ドゥカティ・チームはドゥカティのファクトリーチームで、1970年代のロードレース世界選手権参戦からの休止を経て、2003年に復帰を果たした。2003年はロリス・カピロッシとトロイ・ベイリスのライダーラインアップで挑み、コンストラクターズランキングで2位、チームランキングでは3位につけて上々のシーズンを送った。
2007年にはその前年にMotoGPクラスデビューを飾ったケーシー・ストーナーが加入。ドゥカティでの最初のシーズンで18戦中10勝を含む14度の表彰台を獲得し、チャンピオンに輝いた。このシーズン、ドゥカティはコンストラクター、チームタイトルも獲得し、3冠を達成している。ロードレースの最高峰、MotoGPクラスに復帰してから5年で、3つの部門で頂点に立った。
2009年シーズンはエースのストーナーが体調不良により、5戦の欠場を余儀なくされる。翌年もヤマハとホンダの後塵を拝する状況が続いた。2011年にはストーナーがホンダへ移籍し、バレンティーノ・ロッシが加入。世界的大スターであり、すでに最高峰クラスで7度のタイトルを獲得しているイタリア人ライダーと、イタリアンメーカーであるドゥカティのタッグは大きく注目を集めた。
しかし、このパートナーシップは、結果的に双方にとって思うようにいかなかった、と言っていいだろう。ロッシはドゥカティでの優勝はならず、2013年には再びヤマハへと移籍していった。
この時期、ドゥカティは厳しい状況にあった。そんななか、2012年には現在もスポーティング・ディレクターを務めるパオロ・チャバッティが、2014年には、ドゥカティのMotoGPチームを運営するドゥカティ・コルセにジジ・ダリーニャがドゥカティのMotoGPプロジェクトに加わった。さらに2012年シーズンをもって現役を引退したケーシー・ストーナーが2016年からテストライダーに起用されるなど、てこ入れが行われた。マシンとしても、2015年ごろにウイングレットが登場する。現在ではレギュレーションにより禁止されているが、今や主流となった空力デバイスにつながる源泉と言ってもよいだろう。
しばらく勝利から離れていたドゥカティ・チームだが、2016年、アンドレア・イアンノーネが第10戦オーストリアGPで優勝。6年ぶりにドゥカティが表彰台の頂点に立った。このレースではアンドレア・ドヴィツィオーゾが2位に入り、ワン・ツーフィニッシュを達成。そのドヴィツィオーゾも第17戦マレーシアGPで優勝を飾る。以降、次第にホンダやヤマハと肩を並べて争うまでになっていった。
2016年限りでコンセッション(優遇措置)から外れたドゥカティは、ドヴィツィオーゾとホルヘ・ロレンソの布陣で挑んだ2018年シーズンにはライダー、コンストラクター、チームの3部門でランキング2位を獲得。

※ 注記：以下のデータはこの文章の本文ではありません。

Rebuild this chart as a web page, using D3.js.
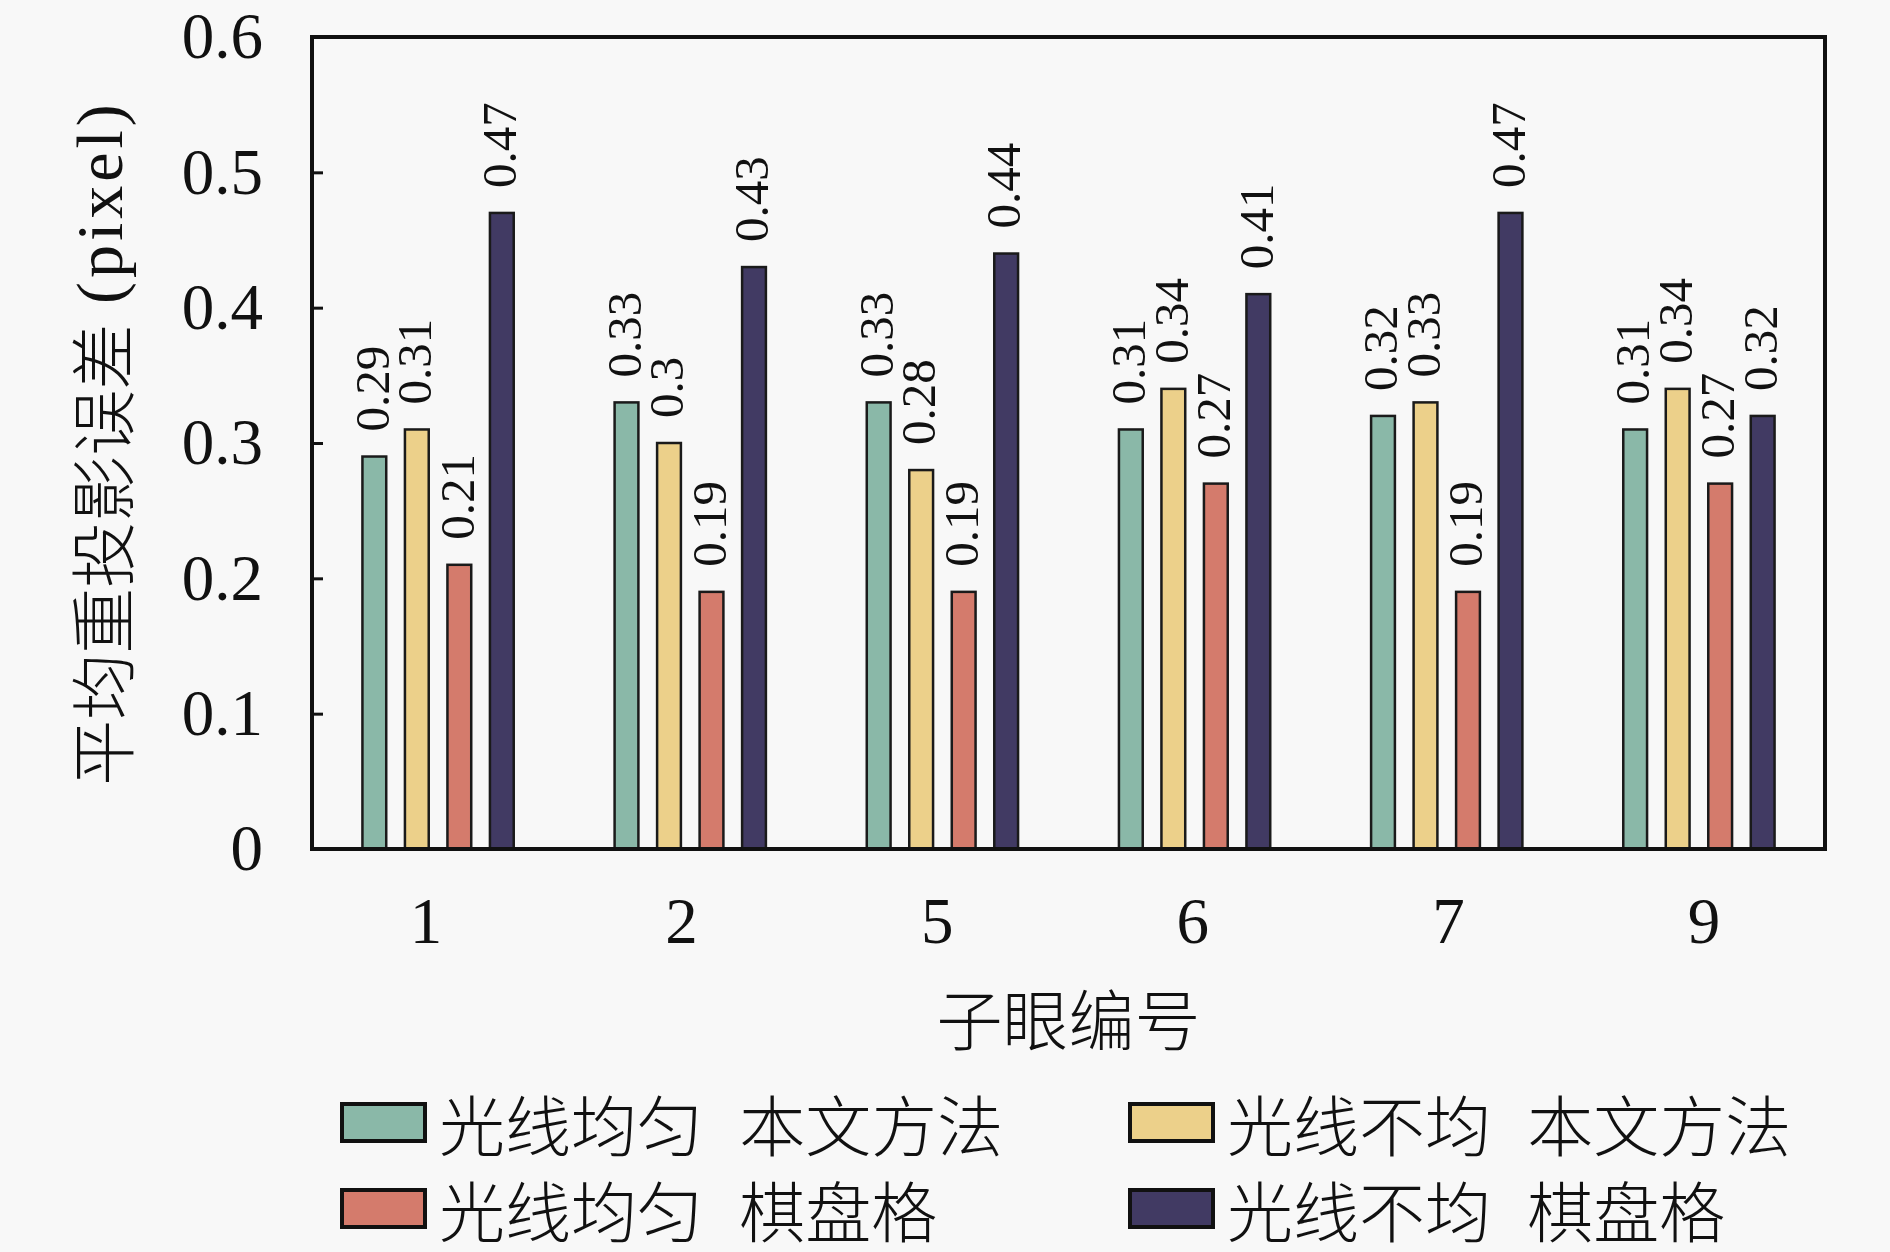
<!DOCTYPE html>
<html>
<head>
<meta charset="utf-8">
<script src="https://cdn.jsdelivr.net/npm/d3@7"></script>
<style>
  body { margin: 0; background: #f8f8f8; }
  svg { display: block; }
  text { font-family: "Liberation Serif", "Noto Sans CJK SC", serif; fill: #111; }
  .cjk { font-family: "Noto Sans CJK SC", "Liberation Serif", sans-serif; font-weight: 300; }
</style>
</head>
<body>
<script>
// sub-eye ids on the x axis
const subEyes = ["1", "2", "5", "6", "7", "9"];

// series names (legend) and bar colours
const seriesNames = ["光线均匀 本文方法", "光线不均 本文方法", "光线均匀 棋盘格", "光线不均 棋盘格"];
const seriesColors = ["#8ab8a8", "#ecd08a", "#d47b6c", "#413a63"];

// mean reprojection error per sub-eye (pixel)
const uniformOurs = [0.29, 0.33, 0.33, 0.31, 0.32, 0.31];
const nonUniformOurs = [0.31, 0.30, 0.28, 0.34, 0.33, 0.34];
const uniformBoard = [0.21, 0.19, 0.19, 0.27, 0.19, 0.27];
const nonUniformBoard = [0.47, 0.43, 0.44, 0.41, 0.47, 0.32];

const yTicks = [0, 0.1, 0.2, 0.3, 0.4, 0.5, 0.6];

const seriesValues = [uniformOurs, nonUniformOurs, uniformBoard, nonUniformBoard];

const width = 1890, height = 1252;
const plot = { left: 312, right: 1825, top: 37, bottom: 849 };

const svg = d3.select("body").append("svg")
    .attr("width", width)
    .attr("height", height);

svg.append("rect")
    .attr("width", width)
    .attr("height", height)
    .attr("fill", "#f8f8f8");

const x0 = d3.scaleBand()
    .domain(subEyes)
    .range([plot.left, plot.right]);

const x1 = d3.scaleBand()
    .domain(seriesNames)
    .range([-85, 85])
    .paddingInner(0.44)
    .paddingOuter(0.22);

// tick labels sit on a slightly wider spacing than the bar groups
const xLabel = d3.scalePoint()
    .domain(subEyes)
    .range([426, 1704]);

const y = d3.scaleLinear()
    .domain([0, 0.6])
    .range([plot.bottom, plot.top]);

// flatten to one record per bar
const bars = [];
subEyes.forEach((eye, i) => {
    seriesNames.forEach((s, j) => {
        bars.push({ eye: eye, series: s, value: seriesValues[j][i], color: seriesColors[j] });
    });
});

const g = svg.append("g");

g.selectAll("rect.bar")
    .data(bars)
    .join("rect")
    .attr("class", "bar")
    .attr("x", d => x0(d.eye) + x0.bandwidth() / 2 + x1(d.series))
    .attr("y", d => y(d.value))
    .attr("width", x1.bandwidth())
    .attr("height", d => y(0) - y(d.value))
    .attr("fill", d => d.color)
    .attr("stroke", "#1a1a1a")
    .attr("stroke-width", 2.5);

// rotated value labels above each bar
g.selectAll("text.val")
    .data(bars)
    .join("text")
    .attr("class", "val")
    .attr("transform", d => {
        const cx = x0(d.eye) + x0.bandwidth() / 2 + x1(d.series) + x1.bandwidth() / 2 - 2;
        return `translate(${cx},${y(d.value) - 25}) rotate(-90)`;
    })
    .attr("dy", "0.33em")
    .attr("font-family", "Liberation Serif")
    .attr("font-size", 49)
    .text(d => String(d.value));

// y axis with inward ticks
const yAxis = svg.append("g")
    .attr("transform", `translate(${plot.left},0)`)
    .call(d3.axisLeft(y)
        .tickValues(yTicks)
        .tickSize(-11)
        .tickPadding(49)
        .tickFormat(d => String(+d.toFixed(1))));
yAxis.select(".domain").remove();
yAxis.selectAll(".tick line").attr("stroke", "#111").attr("stroke-width", 3);
yAxis.selectAll(".tick text")
    .attr("font-size", 65)
    .attr("font-family", "Liberation Serif")
    .attr("fill", "#111");

// x tick labels
svg.append("g")
    .selectAll("text")
    .data(subEyes)
    .join("text")
    .attr("x", d => xLabel(d))
    .attr("y", 943)
    .attr("text-anchor", "middle")
    .attr("font-family", "Liberation Serif")
    .attr("font-size", 65)
    .text(d => d);

// frame
svg.append("rect")
    .attr("x", plot.left)
    .attr("y", plot.top)
    .attr("width", plot.right - plot.left)
    .attr("height", plot.bottom - plot.top)
    .attr("fill", "none")
    .attr("stroke", "#111")
    .attr("stroke-width", 4);

// axis titles
const yTitle = svg.append("text")
    .attr("transform", "translate(99,443) rotate(-90)")
    .attr("text-anchor", "middle")
    .attr("dominant-baseline", "central")
    .attr("font-size", 66);
yTitle.append("tspan").attr("class", "cjk").text("平均重投影误差");
yTitle.append("tspan")
    .attr("font-family", "Liberation Serif")
    .attr("font-weight", 400)
    .attr("dx", "0.3em")
    .attr("letter-spacing", "0.06em")
    .text("(pixel)");

svg.append("text")
    .attr("class", "cjk")
    .attr("x", (plot.left + plot.right) / 2)
    .attr("y", 1016)
    .attr("text-anchor", "middle")
    .attr("dominant-baseline", "central")
    .attr("font-size", 66)
    .text("子眼编号");

// legend, two columns
const legendCols = [342, 1130];
const legendRows = [1122, 1208];

const legend = svg.append("g")
    .selectAll("g")
    .data(seriesNames)
    .join("g")
    .attr("transform", (d, i) => `translate(${legendCols[i % 2]},${legendRows[Math.floor(i / 2)]})`);

legend.append("rect")
    .attr("x", 0)
    .attr("y", -18)
    .attr("width", 83)
    .attr("height", 37)
    .attr("fill", (d, i) => seriesColors[i])
    .attr("stroke", "#111")
    .attr("stroke-width", 4);

const legendText = legend.append("text")
    .attr("class", "cjk")
    .attr("x", 97)
    .attr("dominant-baseline", "central")
    .attr("font-size", 66);
legendText.append("tspan").text(d => d.split(" ")[0]);
legendText.append("tspan").attr("dx", "0.55em").text(d => d.split(" ")[1]);
</script>
</body>
</html>
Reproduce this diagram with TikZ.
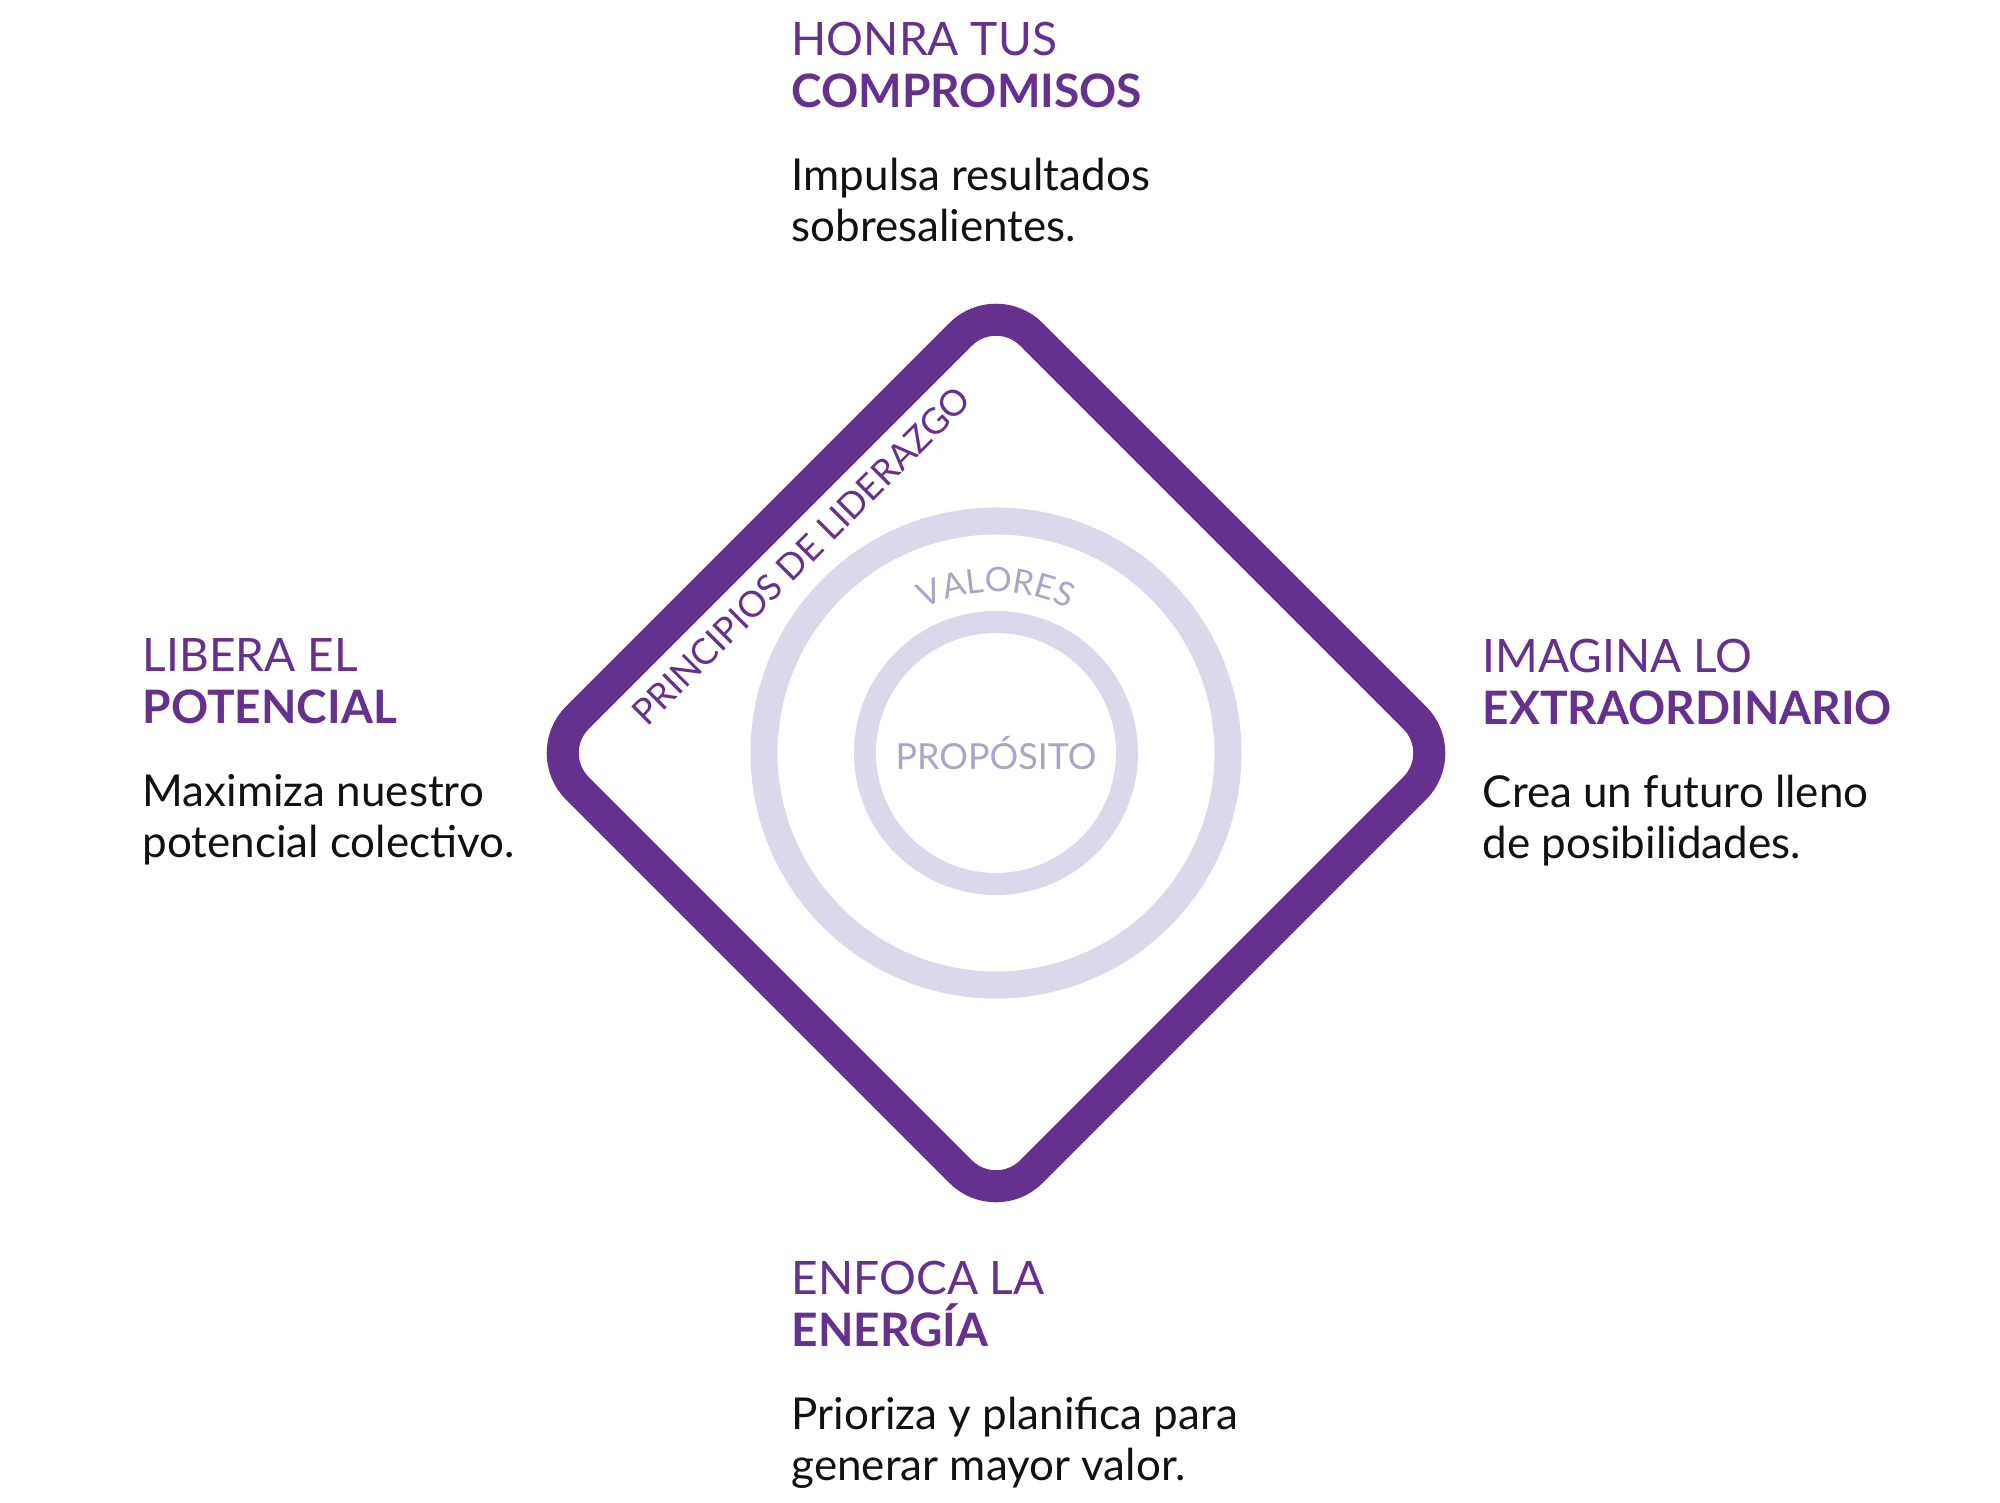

2019年も同様に3部門でランキング2位、ライダーランキングに至っては、2013年から同チームに所属して貢献し続けるドヴィツィオーゾが3年連続でランキング2位を獲得。2020年も前年同様に、ドヴィツィオーゾとダニロ・ペトルッチのライダーラインアップで挑むことになる。
なお、2020年も引き続き同チームのタイトルスポンサーはフィリップモリス・インターナショナルが務めているが、タバコメーカーのプロジェクト名『ミッション・ウイノウ』は登録チーム名に付されることなく、マシンやライダーのレーシングスーツなどのロゴで見られるのみとなっている。